I'll focus on points of agreement first. We both seem to be in agreement that traditional metaphysics as its been told to humans through their religions is regressive, hostile to civil society, and is full of all manner of genocide and atrocity.

That modern metaphysics has become a carbon copy of the old ways once again. I have pointed out that the structure of global finance is indeed, symbolically, the same as the old roman church. 

I have tried to show that the god i've experienced in my life has no quarrel with postmodern values. Egalitarianism, gender equality, dignity and respect to those of differing sexual proclivity, care of the house called earth, to name but a few. The reason i am able to wiggle this thread in on this site is because postmodernism correctly asserts that we can't really know the true nature of reality. And, if one asserts that they are 100% sure of the nature of reality, then, they have a blind spot in their psyche and are not enacting from a post modern awareness. 

Obviously, this thread is more problematic when dealing with post metaphysics. Here, i lose the argument, and, i have no quarrel with that; but if, traditional metaphysics has always misrepresented god; then an alternative metaphysics could, possibly, be considered. That is what i am aiming at here. 

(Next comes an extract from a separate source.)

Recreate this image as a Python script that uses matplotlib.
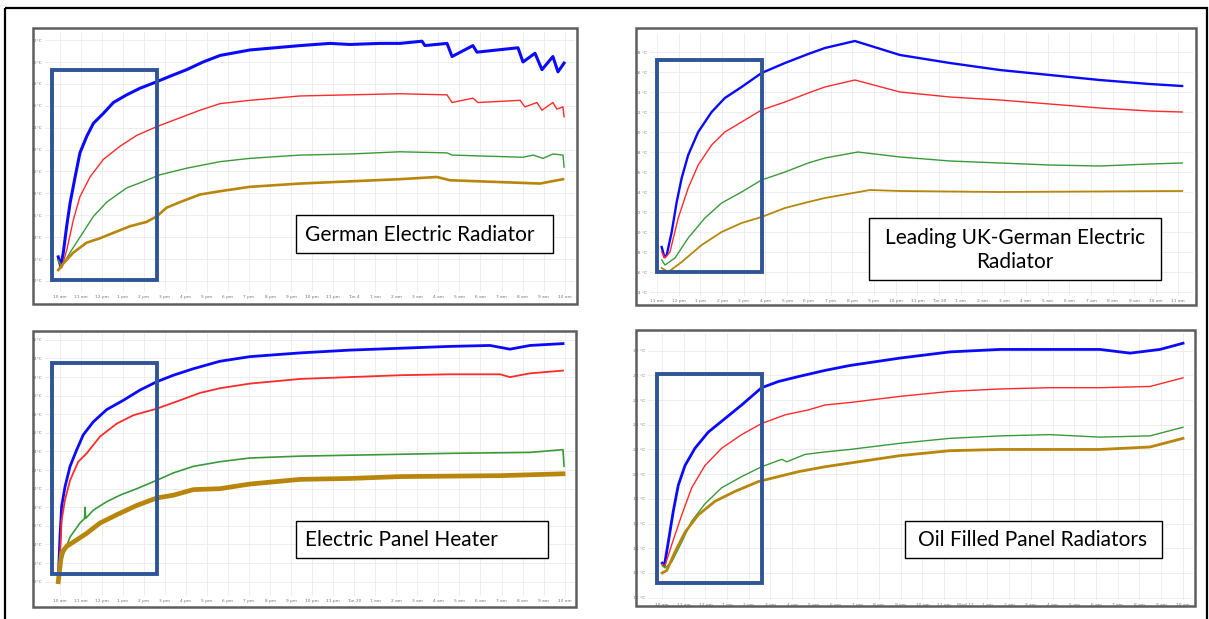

Maybe a dart board analogy might help. I personally don't fault people because they think that their particular dart hits the bulls-eye of truth. Wilber dart thinks so; so do the privileged access traditions ; hell, Icke thinks his dart has hit the mark; atheists think their darts are the most friggin' rad! So, why can't i, for posterity, lay out my claim and throw my dart at the board, too!

So, god is the keeper of the estate, and all those who seek 'him' in goodwill and charity will find rest for their soul. That the airplane called god has not mysteriously vanished from the sky never to be found again as some would have us all believe; that we share this earth with truly magnificent light beings who have always been here; that at certain times and places we share this earth with beings who are corrupted because of regrettable acts by some of these light beings; that there is a plan in place for the redemption of these souls; that there has and always were protocols in place to deal with any such circumstance; that when traditional metaphysics proffered ethnocentric versions of god; those versions were corruptions of the consequence of the left hand path protocols; that when traditional metaphysics proffered the love of god for a chosen few they  erred and were walking the left hand path; that withdrawal for an age is no proof of god's non-existence.

And how hard has it been to dupe the talking monkey you ask? Only two consistent lies: that god is not good ( unless we redefine good as being a psychopath) and that god doesn't exist!